Given that news channels have gotten too dramatic, a lot of us follow social media to stay current. And by now, we all know how people feel about the Union Budget for 2023. So, let’s not go ‘there’. Instead, let’s talk about the other elephant in the room – our lack of knowledge about most Budget and financial terms.
I know, I avoid discussions around it, because of my incomplete knowledge of most terms. Of course, I mostly blame our education system. But I’d really like to talk about the Budget at the next family dinner with that one weirdly competitive uncle. So I tried getting to know about some of it, and it does help!
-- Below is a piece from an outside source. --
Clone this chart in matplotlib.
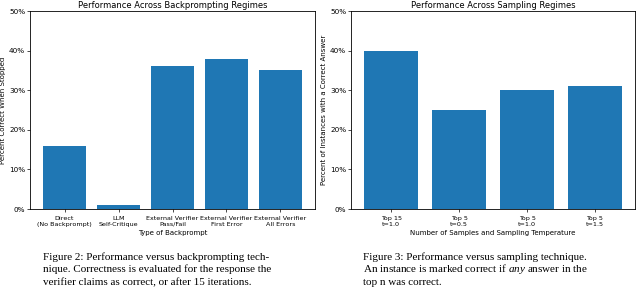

If you get me, you’d get these terms too.
1. Union Budget
The most comprehensive report on the government’s finances is the Union Budget, which consolidates revenues from all sources and expenditures for all activities. Budgeted estimates, which are estimates of the Government’s accounts for the upcoming fiscal year, are also included in the budget. It almost decides how broke you will be at the end of each month.
2. Fiscal Deficit
It is the total amount of borrowed money that the government needs to cover all of its expenses. Additional borrowing from the Reserve Bank of India, the issuance of Government securities, and other methods are used to close the gap. Oh, and it is one of the main causes of inflation – just something you can actually blame.
3. Finance Bill
This bill presents the government’s proposals to Parliament regarding the levy of new taxes, modifications to the existing tax structure, or continuation of the existing tax structure. Direct and indirect tax amendments are proposed in the bill. Now, you can go back to the memes you saw on Twitter, and whine about taxes.
4. Consolidated Fund
The government spends all of its money from the consolidated fund, and no amount can be taken out of the fund without permission from Parliament. It includes all loans granted, all government revenues, and loan recoveries. This is almost like mom’s purse, she’s like a human calculator when it comes to who took what and how much from the monthly budget.
5. Contingency Fund
When the Government is unable to wait for Parliament’s approval, this fund is used to meet unexpected expenses. The expenditure is then approved by Parliament by the government. Later, the funds that were used from the contingency fund are returned to the fund. Like that one friend who helps you when you’re broke, but also breaks you if you do not give them the money back.
6. Customs Duty
The export and import of goods into or out of the country are subject to Customs Duty. Additionally, it is an indirect tax that is passed on to the end user of the product. This is for when you ask your ‘rishtedaar‘ to get you something nice from their trip abroad.
7. Excise Duty
Excise duty is the opposite of Custom duty. Products made in the country are subject to excise duty. Excise duty is a tax imposed on goods for their production, licensing, and sale following the implementation of GST, an indirect tax paid by goods producers to the Indian government. Explains all the memes, doesn’t it?
8. Minimum Alternate Tax
Under the Income Tax Act, businesses can reduce their tax obligations, but some use questionable methods to avoid paying taxes. Despite making sizable profits, some “zero-tax paying companies” show no taxable income. The purpose of the tax provision in MAT was to impose income tax on these businesses and require them to pay a minimal amount to the government.
9. Monetary Policy
The Reserve Bank of India, the nation’s central bank, has established this as the country’s macroeconomic policy. It involves controlling the amount of money available and the interest rate. A country’s government can use the policy to achieve macroeconomic goals like inflation, consumption, growth, and liquidity.
10. Halwa Ceremony
The Halwa Ceremony is a customary pre-budget event that officially signals the printing of various Budget-related documents and concludes the lengthy, months-long Budget-making process. This suddenly piqued your interest, didn’t it?
Not everyone took commerce in school, and it’s okay if you didn’t know the meaning of most terms. Blame the education system.